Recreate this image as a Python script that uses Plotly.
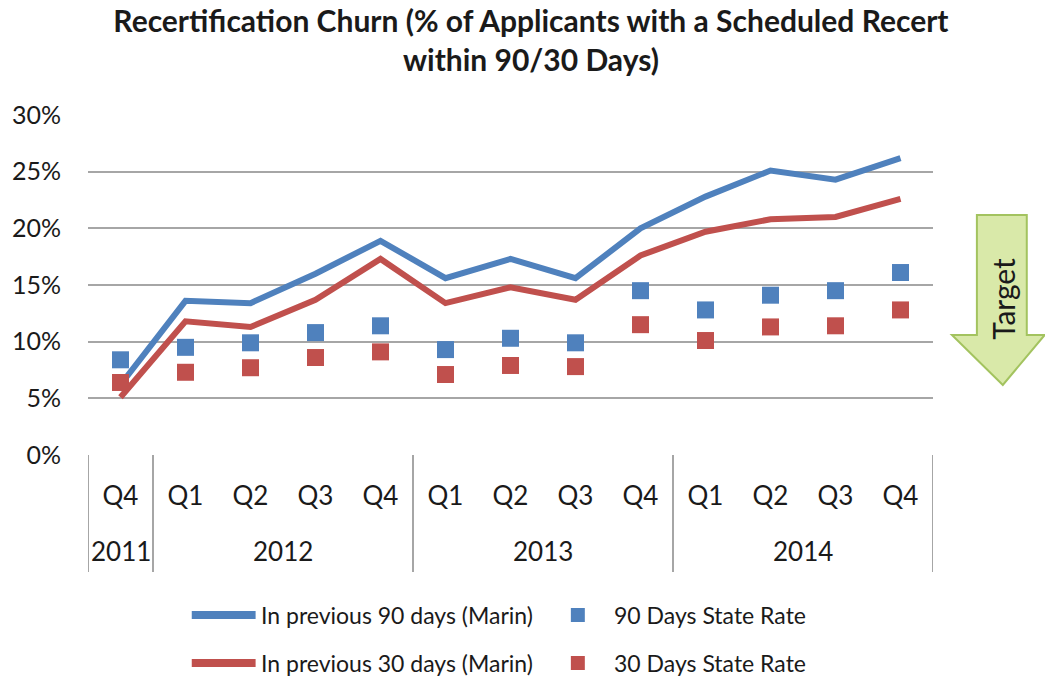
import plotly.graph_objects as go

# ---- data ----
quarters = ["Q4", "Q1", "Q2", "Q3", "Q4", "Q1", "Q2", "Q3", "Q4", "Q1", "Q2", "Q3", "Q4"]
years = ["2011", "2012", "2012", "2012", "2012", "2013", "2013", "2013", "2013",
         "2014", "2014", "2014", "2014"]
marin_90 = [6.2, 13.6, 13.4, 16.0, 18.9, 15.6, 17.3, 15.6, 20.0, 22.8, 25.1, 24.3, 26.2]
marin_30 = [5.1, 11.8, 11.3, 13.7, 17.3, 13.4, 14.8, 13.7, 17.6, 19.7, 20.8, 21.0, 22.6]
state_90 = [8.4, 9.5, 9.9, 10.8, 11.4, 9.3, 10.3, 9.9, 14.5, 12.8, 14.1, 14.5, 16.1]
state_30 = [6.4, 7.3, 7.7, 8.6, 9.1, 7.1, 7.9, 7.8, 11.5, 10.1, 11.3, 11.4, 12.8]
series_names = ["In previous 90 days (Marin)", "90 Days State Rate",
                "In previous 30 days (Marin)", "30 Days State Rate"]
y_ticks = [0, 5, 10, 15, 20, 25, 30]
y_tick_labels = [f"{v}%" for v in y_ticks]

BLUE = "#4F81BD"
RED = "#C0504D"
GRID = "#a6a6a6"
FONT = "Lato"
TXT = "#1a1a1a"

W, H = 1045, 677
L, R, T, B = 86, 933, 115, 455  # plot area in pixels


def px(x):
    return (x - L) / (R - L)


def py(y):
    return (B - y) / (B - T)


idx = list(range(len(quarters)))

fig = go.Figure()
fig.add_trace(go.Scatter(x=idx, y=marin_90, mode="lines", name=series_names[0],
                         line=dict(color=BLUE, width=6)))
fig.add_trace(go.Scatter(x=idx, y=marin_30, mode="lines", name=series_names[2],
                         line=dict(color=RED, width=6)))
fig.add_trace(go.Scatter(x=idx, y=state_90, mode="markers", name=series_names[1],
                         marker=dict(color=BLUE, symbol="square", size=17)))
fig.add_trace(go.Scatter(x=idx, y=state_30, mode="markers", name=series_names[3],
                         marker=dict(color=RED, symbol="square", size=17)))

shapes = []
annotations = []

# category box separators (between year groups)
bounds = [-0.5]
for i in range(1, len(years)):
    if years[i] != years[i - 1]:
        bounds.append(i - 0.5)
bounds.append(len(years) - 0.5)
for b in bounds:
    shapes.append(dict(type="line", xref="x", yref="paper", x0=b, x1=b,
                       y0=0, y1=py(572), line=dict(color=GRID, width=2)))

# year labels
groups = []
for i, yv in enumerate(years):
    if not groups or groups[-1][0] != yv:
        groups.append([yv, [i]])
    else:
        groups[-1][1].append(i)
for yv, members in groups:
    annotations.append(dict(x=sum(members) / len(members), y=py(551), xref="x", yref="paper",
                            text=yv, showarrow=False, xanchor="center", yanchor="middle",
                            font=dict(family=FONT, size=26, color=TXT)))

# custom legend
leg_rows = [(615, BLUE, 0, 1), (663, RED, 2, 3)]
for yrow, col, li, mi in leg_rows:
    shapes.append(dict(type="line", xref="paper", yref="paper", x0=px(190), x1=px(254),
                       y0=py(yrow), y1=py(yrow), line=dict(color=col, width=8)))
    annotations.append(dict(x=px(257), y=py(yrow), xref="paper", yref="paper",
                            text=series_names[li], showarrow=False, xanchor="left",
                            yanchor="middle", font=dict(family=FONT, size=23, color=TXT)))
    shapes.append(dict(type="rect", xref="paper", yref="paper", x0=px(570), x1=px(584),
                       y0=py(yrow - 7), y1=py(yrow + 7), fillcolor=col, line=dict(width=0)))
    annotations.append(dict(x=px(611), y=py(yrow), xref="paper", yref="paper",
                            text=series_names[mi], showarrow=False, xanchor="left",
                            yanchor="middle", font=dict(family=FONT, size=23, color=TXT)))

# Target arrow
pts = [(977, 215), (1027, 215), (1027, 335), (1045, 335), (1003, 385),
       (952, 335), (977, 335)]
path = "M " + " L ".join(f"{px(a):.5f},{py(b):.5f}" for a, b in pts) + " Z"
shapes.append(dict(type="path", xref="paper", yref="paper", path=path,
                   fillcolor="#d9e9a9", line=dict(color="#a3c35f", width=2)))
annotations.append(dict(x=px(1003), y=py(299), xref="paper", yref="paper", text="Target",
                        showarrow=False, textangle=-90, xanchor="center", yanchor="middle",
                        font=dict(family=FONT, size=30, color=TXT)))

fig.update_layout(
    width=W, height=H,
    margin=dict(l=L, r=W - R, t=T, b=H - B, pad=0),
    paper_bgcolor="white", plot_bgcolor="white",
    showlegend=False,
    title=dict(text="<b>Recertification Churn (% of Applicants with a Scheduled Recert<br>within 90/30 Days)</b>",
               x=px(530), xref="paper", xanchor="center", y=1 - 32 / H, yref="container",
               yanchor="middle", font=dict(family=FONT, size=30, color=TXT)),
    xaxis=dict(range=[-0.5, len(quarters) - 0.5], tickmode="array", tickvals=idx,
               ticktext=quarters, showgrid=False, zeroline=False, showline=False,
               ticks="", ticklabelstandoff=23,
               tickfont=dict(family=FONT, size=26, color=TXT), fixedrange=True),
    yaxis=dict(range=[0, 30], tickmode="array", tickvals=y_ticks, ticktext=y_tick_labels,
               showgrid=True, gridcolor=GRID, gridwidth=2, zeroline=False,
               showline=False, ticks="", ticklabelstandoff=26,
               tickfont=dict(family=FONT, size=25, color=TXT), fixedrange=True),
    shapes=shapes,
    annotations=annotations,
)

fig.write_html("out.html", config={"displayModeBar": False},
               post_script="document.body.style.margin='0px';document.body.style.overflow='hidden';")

------------------------

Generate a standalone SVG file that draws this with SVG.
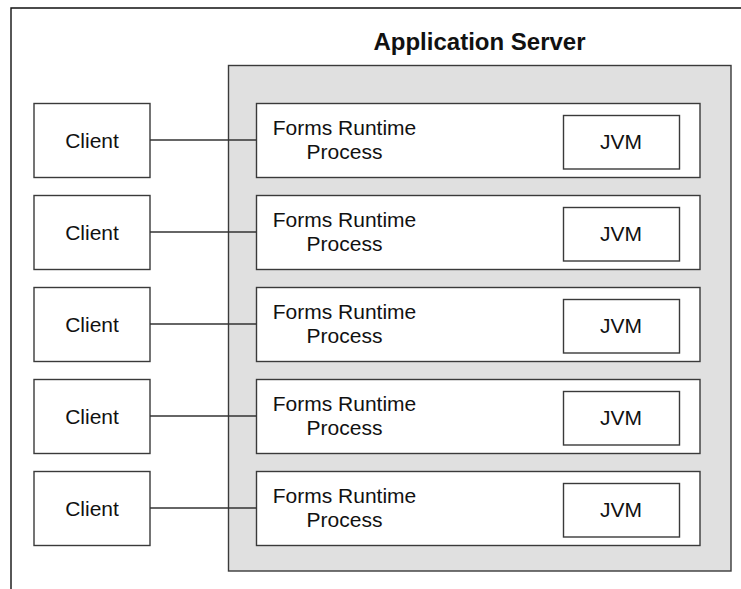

------------------------

• TASK DETAILS: Transcribe, leaving out pictures, each line from the one containing "Recreate this image" through the one containing "return (B - y) / (B - T)".

• WRITTEN SOLUTION:
Recreate this image as a Python script that uses Plotly.
import plotly.graph_objects as go

# ---- data ----
quarters = ["Q4", "Q1", "Q2", "Q3", "Q4", "Q1", "Q2", "Q3", "Q4", "Q1", "Q2", "Q3", "Q4"]
years = ["2011", "2012", "2012", "2012", "2012", "2013", "2013", "2013", "2013",
         "2014", "2014", "2014", "2014"]
marin_90 = [6.2, 13.6, 13.4, 16.0, 18.9, 15.6, 17.3, 15.6, 20.0, 22.8, 25.1, 24.3, 26.2]
marin_30 = [5.1, 11.8, 11.3, 13.7, 17.3, 13.4, 14.8, 13.7, 17.6, 19.7, 20.8, 21.0, 22.6]
state_90 = [8.4, 9.5, 9.9, 10.8, 11.4, 9.3, 10.3, 9.9, 14.5, 12.8, 14.1, 14.5, 16.1]
state_30 = [6.4, 7.3, 7.7, 8.6, 9.1, 7.1, 7.9, 7.8, 11.5, 10.1, 11.3, 11.4, 12.8]
series_names = ["In previous 90 days (Marin)", "90 Days State Rate",
                "In previous 30 days (Marin)", "30 Days State Rate"]
y_ticks = [0, 5, 10, 15, 20, 25, 30]
y_tick_labels = [f"{v}%" for v in y_ticks]

BLUE = "#4F81BD"
RED = "#C0504D"
GRID = "#a6a6a6"
FONT = "Lato"
TXT = "#1a1a1a"

W, H = 1045, 677
L, R, T, B = 86, 933, 115, 455  # plot area in pixels


def px(x):
    return (x - L) / (R - L)


def py(y):
    return (B - y) / (B - T)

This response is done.